Similar to how environmental data is reported in sustainability efforts, a core set of safety and health metrics would help businesses measure achievements in managing human capital. New levels of collaboration and compromise are needed among sustainability reporting groups in order to significantly reduce workplace injuries, illnesses and deaths.

Assessing the effectiveness of safety systems

Collecting evidence-based data through a national research agenda can help fill knowledge gaps, support interventions and develop standards of practice to advance occupational safety and health. The expansion of industry research can provide an opportunity to improve workplace safety

More research is needed to demonstrate to employers that increasing the quality of safety interventions improves company performance.

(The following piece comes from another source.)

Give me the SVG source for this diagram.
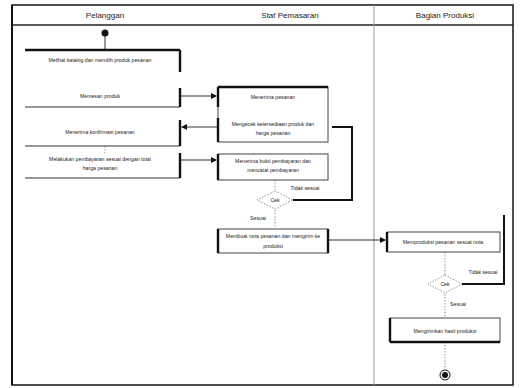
<svg xmlns="http://www.w3.org/2000/svg" width="521" height="388" viewBox="0 0 521 388">
<style>
.lane{fill:none;stroke:#222;stroke-width:1.6}
.div{stroke:#999;stroke-width:1}
.hd{font-family:"Liberation Sans",Arial,sans-serif;font-size:8px;fill:#222;text-anchor:middle}
.t{font-family:"Liberation Sans",Arial,sans-serif;font-size:5.2px;fill:#222;text-anchor:middle}
.lb{font-family:"Liberation Sans",Arial,sans-serif;font-size:5.2px;fill:#222;text-anchor:middle}
.box{fill:#fff;stroke:#444;stroke-width:1}
.ln{stroke:#333;stroke-width:1.2}
.bar{stroke:#111;stroke-width:2.4}
.c{fill:none;stroke:#333;stroke-width:1}
.thk{fill:none;stroke:#111;stroke-width:2}
.dot{fill:none;stroke:#777;stroke-width:0.8;stroke-dasharray:1.5 1.5}
.dm{fill:#fff;stroke:#777;stroke-width:0.8;stroke-dasharray:1.5 1.5}
</style>
<defs>
<marker id="ah" markerWidth="6" markerHeight="6" refX="5" refY="3" orient="auto" markerUnits="userSpaceOnUse">
<path d="M0,0 L6,3 L0,6 z" fill="#111"/>
</marker>
</defs>
<rect width="521" height="388" fill="#fff"/>
<g id="lanes">
<rect class="lane" x="12" y="5" width="501" height="380"/>
<line x1="12" y1="5" x2="12" y2="385" stroke="#111" stroke-width="2"/>
<line x1="12" y1="25" x2="513" y2="25" stroke="#222" stroke-width="1.6"/>
<line class="div" x1="374" y1="5" x2="374" y2="385"/>
<text class="hd" x="105" y="18">Pelanggan</text>
<text class="hd" x="290" y="18">Staf Pemasaran</text>
<text class="hd" x="445" y="18">Bagian Produksi</text>
</g>
<g id="connectors">
<line class="c" x1="105" y1="34" x2="105" y2="50"/>
<line class="c" x1="180" y1="96" x2="216" y2="96" marker-end="url(#ah)"/>
<line class="c" x1="218" y1="127" x2="182" y2="127" marker-end="url(#ah)"/>
<line class="dot" x1="105" y1="146" x2="105" y2="153"/>
<line class="c" x1="180" y1="160" x2="216" y2="160" marker-end="url(#ah)"/>
<line class="dot" x1="275" y1="180" x2="275" y2="190"/>
<line class="dot" x1="275" y1="210" x2="275" y2="228"/>
<polyline class="thk" points="293,200 352,200 352,127 332,127"/>
<line class="c" x1="328" y1="240" x2="385" y2="240" marker-end="url(#ah)"/>
<line class="dot" x1="445" y1="252" x2="445" y2="275"/>
<polyline class="thk" points="462,284 504,284 504,215"/>
<line class="dot" x1="445" y1="294" x2="445" y2="318"/>
<line class="dot" x1="445" y1="342" x2="445" y2="368"/>
</g>
<g id="start"><circle cx="105" cy="33" r="3.5" fill="#111"/></g>
<g id="a1">
<line class="bar" x1="25" y1="50" x2="180" y2="50"/>
<line class="ln" x1="25" y1="107" x2="180" y2="107"/>
<line class="bar" x1="180" y1="50" x2="180" y2="72"/>
<line class="bar" x1="180" y1="88" x2="180" y2="107"/>
<text class="t" x="100" y="62">Melihat katalog dan memilih produk pesanan</text>
<text class="t" x="100" y="98">Memesan produk</text>
</g>
<g id="a3">
<line class="ln" x1="25" y1="146" x2="180" y2="146"/>
<line class="bar" x1="180" y1="120" x2="180" y2="146"/>
<text class="t" x="100" y="134">Menerima konfirmasi pesanan</text>
</g>
<g id="a4">
<line class="ln" x1="25" y1="178" x2="180" y2="178"/>
<line class="bar" x1="180" y1="153" x2="180" y2="178"/>
<text class="t" x="100" y="161">Melakukan pembayaran sesuai dengan total</text>
<text class="t" x="100" y="170">harga pesanan</text>
</g>
<g id="s1">
<rect class="box" x="218" y="87" width="110" height="55"/>
<line class="bar" x1="218" y1="87" x2="328" y2="87"/>
<line class="bar" x1="218" y1="87" x2="218" y2="107"/>
<line class="bar" x1="218" y1="118" x2="218" y2="142"/>
<text class="t" x="273" y="99">Menerima pesanan</text>
<text class="t" x="273" y="126">Mengecek ketersediaan produk dan</text>
<text class="t" x="273" y="135">harga pesanan</text>
</g>
<g id="s3">
<rect class="box" x="218" y="154" width="110" height="26"/>
<line class="bar" x1="218" y1="154" x2="218" y2="180"/>
<text class="t" x="273" y="163">Menerima bukti pembayaran dan</text>
<text class="t" x="273" y="172">mencatat pembayaran</text>
</g>
<g id="d1">
<polygon class="dm" points="275,191 293,200 275,209 257,200"/>
<text class="t" x="275" y="202">Cek</text>
<text class="lb" x="305" y="190">Tidak sesuai</text>
<text class="lb" x="258" y="220">Sesuai</text>
</g>
<g id="s4">
<rect class="box" x="218" y="229" width="110" height="24"/>
<line class="bar" x1="218" y1="229" x2="218" y2="253"/>
<line class="bar" x1="328" y1="229" x2="328" y2="253"/>
<text class="t" x="273" y="238">Membuat nota pesanan dan mengirim ke</text>
<text class="t" x="273" y="248">produksi</text>
</g>
<g id="p1">
<rect class="box" x="387" y="232" width="113" height="20"/>
<line class="bar" x1="387" y1="232" x2="387" y2="252"/>
<text class="t" x="443" y="244">Memproduksi pesanan sesuai nota</text>
</g>
<g id="d2">
<polygon class="dm" points="445,275 462,284 445,293 428,284"/>
<text class="t" x="445" y="286">Cek</text>
<text class="lb" x="483" y="274">Tidak sesuai</text>
<text class="lb" x="458" y="306">Sesuai</text>
</g>
<g id="p2">
<rect class="box" x="390" y="318" width="110" height="24"/>
<line class="bar" x1="390" y1="342" x2="500" y2="342"/>
<line class="bar" x1="390" y1="318" x2="390" y2="342"/>
<text class="t" x="445" y="333">Mengirimkan hasil produksi</text>
</g>
<g id="end">
<circle cx="445" cy="375" r="5" fill="#fff" stroke="#111" stroke-width="1"/>
<circle cx="445" cy="375" r="3" fill="#111"/>
</g>
</svg>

Safety interventions aim to prevent injuries and illnesses while providing organizations with benefits such as greater profitability, reliability, productivity, efficiency, job satisfaction and reputation.

The research must also assess the effectiveness of safety and health management systems, which are a core responsibility of many safety professionals. A systems approach encourages better engagement between management and workers, and leads to more effective risk-based initiatives that are known to provide the best protection to workers in any industry.

Worker wellness and safety

Finally, it is important to integrate overall worker wellness with safety. Research is needed to support the inclusion of wellness as a leading safety indicator; to provide a basis for developing safety risk profiles similar to health risk assessments; and to establish the return on investment for the integration of wellness and worker safety programs.